Breakdown in families, breakdown in communication
In April 2007, while working to reunite family members, social workers discovered that 100 Iraqi street children thought to be orphans (86 boys, 33 girls) actually had family members somewhere in Iraq who were willing to take them in. In most cases, the parents had died, and children didn’t know how to contact relatives.

This might be an important first step to take: Trying to reconnect children with extended family members in Iraq…

Sources:
Engel, Richard. Iraqi orphans face uncertain future. NBC Nightly News, May 26, 2006.
Logan, Lara. Clinging to life in a Bagdad orphanage. CBS News, June 18, 2007.
Potter, Beth. Social workers launch effort to find homes for orphans, others. USA Today, May 31, 2005.
Street orphans of Bagdad: Thousands of homeless kids live on the street in the war zone, without shelter or aid. CBS News, May 8, 2007.
Tarabay, Jamie. Help for Iraqi orphans falls on charities. NPR, April 8, 2007.
Troops discover Iraqi orphanage nightmare. CBS News, June 19, 2007.

Author: JaeRan

Assistant professor at UW Tacoma, writer, and researcher.

3 thoughts

  1. Sunshine Girl On A Rainy Day is an amazing blog. I have learned so much from reading there. The Baghdad orphanage post is one of the most disturbing posts I have seen there.
    Children’s suffering is too often invisible.

  2. That picture reminds me of what they found when journalists unexpectedly entered the instition at Willowbrook in Staten Island, NY. My aunt was a survivor.

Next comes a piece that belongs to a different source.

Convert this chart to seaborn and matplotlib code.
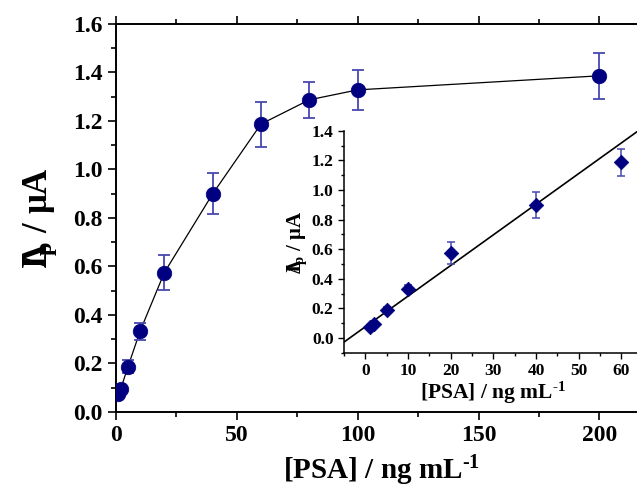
import numpy as np
import pandas as pd
import matplotlib
matplotlib.use("Agg")
import matplotlib.pyplot as plt
import seaborn as sns
from matplotlib.ticker import MultipleLocator, FormatStrFormatter

# datos
psa = [1, 2, 5, 10, 20, 40, 60, 80, 100, 200]
ip = [0.075, 0.095, 0.187, 0.333, 0.574, 0.899, 1.187, 1.287, 1.328, 1.386]
ip_err = [0.012, 0.012, 0.025, 0.035, 0.072, 0.085, 0.093, 0.075, 0.082, 0.095]

# rango lineal (inset)
psa_lin = [1, 2, 5, 10, 20, 40, 60]
ip_lin = [0.075, 0.095, 0.187, 0.333, 0.574, 0.899, 1.187]
ip_lin_err = [0.012, 0.012, 0.02, 0.025, 0.072, 0.085, 0.093]
slope = 0.0207
intercept = 0.076
fit_range = [-5, 65]

df = pd.DataFrame({"PSA": psa, "Ip": ip})
df_lin = pd.DataFrame({"PSA": psa_lin, "Ip": ip_lin})
df_fit = pd.DataFrame({"PSA": fit_range})
df_fit["Ip"] = slope * df_fit["PSA"] + intercept

sns.set_style("ticks")
plt.rcParams["font.family"] = ["Liberation Serif", "DejaVu Serif"]
plt.rcParams["font.weight"] = "bold"
plt.rcParams["mathtext.fontset"] = "custom"
plt.rcParams["mathtext.rm"] = "Liberation Serif:bold"
plt.rcParams["mathtext.bf"] = "Liberation Serif:bold"
plt.rcParams["mathtext.it"] = "Liberation Serif:bold"
for k in ["text.color", "axes.labelcolor", "xtick.color", "ytick.color", "axes.edgecolor"]:
    plt.rcParams[k] = "black"

navy = "#000080"
err_col = "#4848b0"

fig = plt.figure(figsize=(6.37, 4.88), dpi=100)
ax = fig.add_axes([0.182, 0.156, 0.835, 0.795])

sns.lineplot(data=df, x="PSA", y="Ip", color="black", lw=0.9, ax=ax, zorder=2)
ax.errorbar(psa, ip, yerr=ip_err, fmt="none", ecolor=err_col, elinewidth=1.3,
            capsize=4, capthick=1.3, zorder=3)
sns.scatterplot(data=df, x="PSA", y="Ip", color=navy, s=110, edgecolor=navy,
                linewidth=0.5, ax=ax, zorder=4)

ax.set_xlim(0, 220)
ax.set_ylim(0, 1.6)
ax.xaxis.set_major_locator(MultipleLocator(50))
ax.xaxis.set_minor_locator(MultipleLocator(25))
ax.yaxis.set_major_locator(MultipleLocator(0.2))
ax.yaxis.set_minor_locator(MultipleLocator(0.1))
ax.yaxis.set_major_formatter(FormatStrFormatter("%.1f"))
ax.tick_params(axis="both", which="major", labelsize=17, length=6, width=1.2, direction="out")
ax.tick_params(axis="both", which="minor", length=3.5, width=1.2, direction="out")
ax.tick_params(axis="x", top=True, which="both")
for s in ax.spines.values():
    s.set_linewidth(1.4)
ax.set_xlabel(r"[PSA] / ng mL$^{\text{-}1}$", fontsize=21, fontweight="bold", labelpad=5)
ax.set_ylabel(r"$\Delta\!\!\!\!\!\mathregular{I_p}$ / μA", fontsize=25, fontweight="bold", labelpad=10)

# inset
axi = fig.add_axes([0.540, 0.277, 0.469, 0.455])
axi.patch.set_alpha(0)
sns.lineplot(data=df_fit, x="PSA", y="Ip", color="black", lw=1.2, ax=axi, zorder=2)
axi.errorbar(psa_lin, ip_lin, yerr=ip_lin_err, fmt="none", ecolor=err_col, elinewidth=1.1,
             capsize=3, capthick=1.1, zorder=3)
sns.scatterplot(data=df_lin, x="PSA", y="Ip", color=navy, marker="D", s=55, edgecolor=navy,
                linewidth=0.5, ax=axi, zorder=4)
axi.set_xlim(-5, 65)
axi.set_ylim(-0.1, 1.4)
axi.xaxis.set_major_locator(MultipleLocator(10))
axi.xaxis.set_minor_locator(MultipleLocator(5))
axi.yaxis.set_major_locator(MultipleLocator(0.2))
axi.yaxis.set_minor_locator(MultipleLocator(0.1))
axi.yaxis.set_major_formatter(FormatStrFormatter("%.1f"))
axi.tick_params(axis="both", which="major", labelsize=12.5, length=4, width=1, direction="out")
axi.tick_params(axis="both", which="minor", length=2.5, width=1, direction="out")
sns.despine(ax=axi)
for s in ["left", "bottom"]:
    axi.spines[s].set_linewidth(1.1)
axi.set_xlabel(r"[PSA] / ng mL$^{\text{-}1}$", fontsize=15.5, fontweight="bold", labelpad=0.5)
axi.set_ylabel(r"$\Delta\!\!\!\!\mathregular{I_p}$ / μA", fontsize=15, fontweight="bold", labelpad=2)

fig.savefig("out.png", dpi=100)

  3. The enormity of this situation, and all the situations like it across the globe, takes my breath away.
    And then when I get my breath back, I feel paralyzed by not knowing how to help. This situation seems like one that groups like Give2Asia could focus grant dollars on, but when I checked their website I saw no activity in Iraq.
    Thanks, Jae Ran, for this information.